His new assignment will not be so easy. On Sept. 26, he and a hand-picked crew of correspondents--Garrick Utley, Douglas Kiker, Betsy Aaron and Jack Perkins--will go up against CBS's runaway hit Dallas. The vehicle: NBC's Magazine with David Brinkley. Replacing NBC's failed Prime Time, the show will have a new format and a hefty weekly budget of $300,000. Brinkley plans on something different from the tick-tock style of CBS's 60 Minutes and the razzmatazz of ABC's 20/20, but he is rather vague when he talks about Magazine's own format. Says he: "Mostly, the program will be ad lib. We are going to let the correspondents pretty much pick their own stories. There isn't going to be any central authority figure dispensing orders and dispatching people to this place or that." Will Brinkley be an anchorman or a host? Neither; he prefers to be recognized as the chief correspondent. Says he: "I think of a host as someone on daytime TV with a lot of flashing lights behind him who gives away washing machines, which I will not do."

This kind of dry riposte is the Brinkley trademark. Faced with the task of making news during a lull in last month's Democratic Convention, Brinkley drolly noted the "rampant inactivity on the floor." The convention was the 14th that he has covered since 1956, when he and Chet Huntley launched their evening news program. Before long, an estimated 20 million people were watching Huntley-Brinkley and their innovative presentation. Recalls Brinkley: "We sort of set the form of TV news as it persists to this day. A story or two, or three; somebody setting them up and then switching away to somewhere and coming back to do a commercial or two." The format was soon adopted by every other news show.

But no one could duplicate Brinkley. No one can even write for him. He insists on doing his own research and his own scripts. His delivery is the same on-camera or off. Says he: "I can't be anything but myself. If I start trying to act, I am lost right away. I can't talk any way but the way I talk. I am physically unable to read anything written by someone else." The results of this inability have been remarkable. Says Executive Producer Shad Northshield at rival CBS: "Brinkley is the best writer developed by TV."

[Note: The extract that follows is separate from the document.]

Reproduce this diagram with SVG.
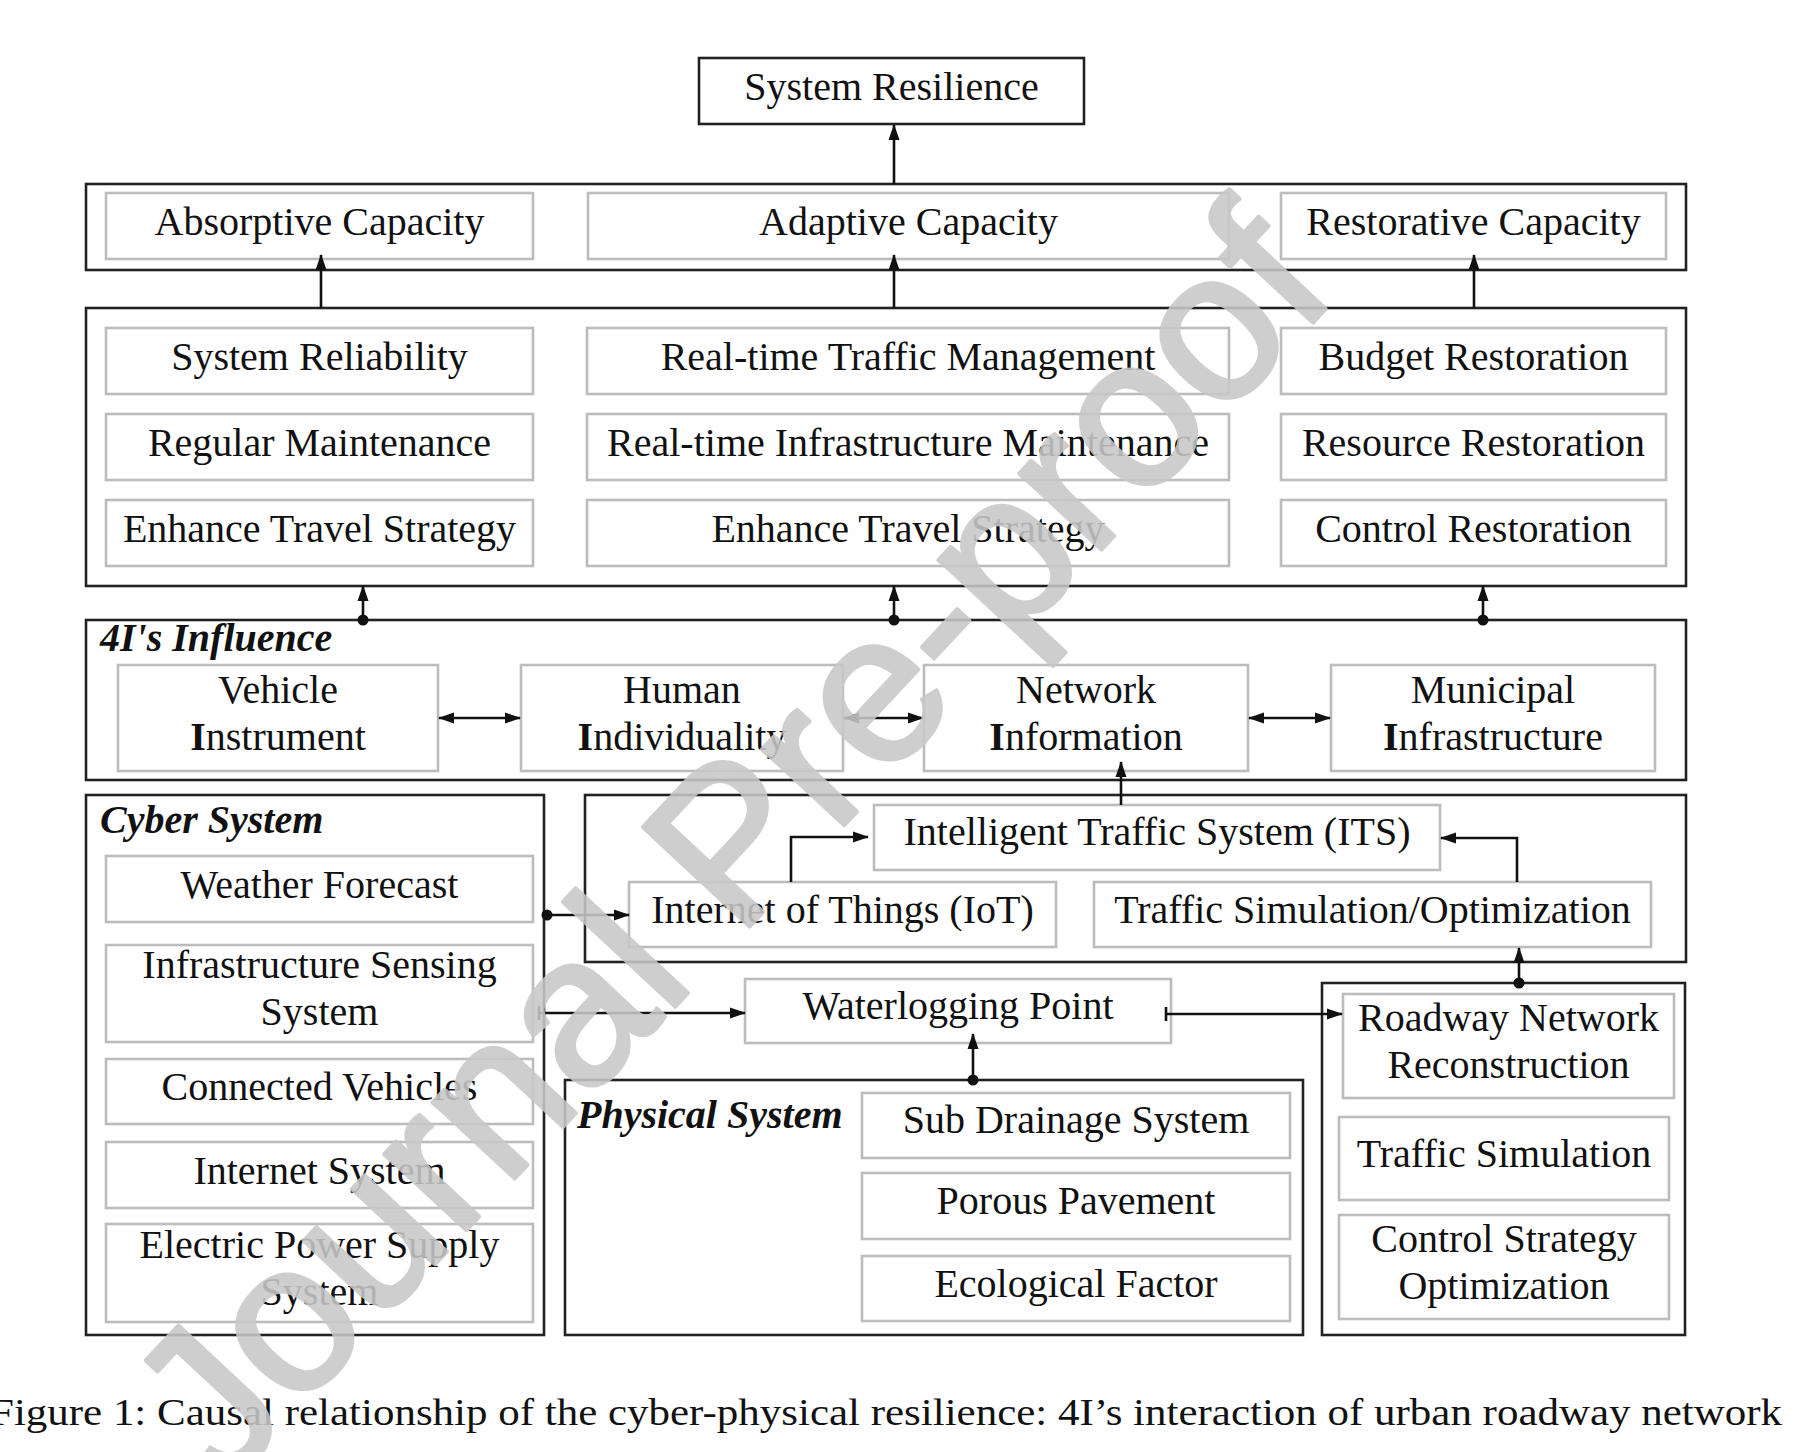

He is also a good poker player and considers himself a pretty fair carpenter: "The last thing I built was an elaborate dollhouse for my daughter Alexis. It belongs in a museum, if I do say so myself." Brinkley would rather spend an afternoon in a hardware store than on the Washington celebrity circuit. He is one of the few major stars in TV news who still negotiate their own salaries; his is now close to $700,000 a year, including expenses.

These days Brinkley is trying to finish a book about Washington, D.C., during World War II, with the aid of his son Alan, 30, a teacher at Harvard and M.I.T. His other children: Joel, 28, a reporter at the Louisville Courier-Journal, who this year won a Pulitzer Prize for a series on Cambodian refugees; John, 24, a student at American University.

Brinkley, not eager to uproot his life in Washington with Second Wife Susan plans to commute to New York for a year and see if things work out. It is a big if that has network executives wondering: Can Brinkley, the son of a Wilmington, N.C. railway clerk, outdraw that rich, bad bunch from Dallas? Prime time will tell--or, as Edward R. Murrow, the granddaddy of the laconic news style, used to say, "Good night and good luck."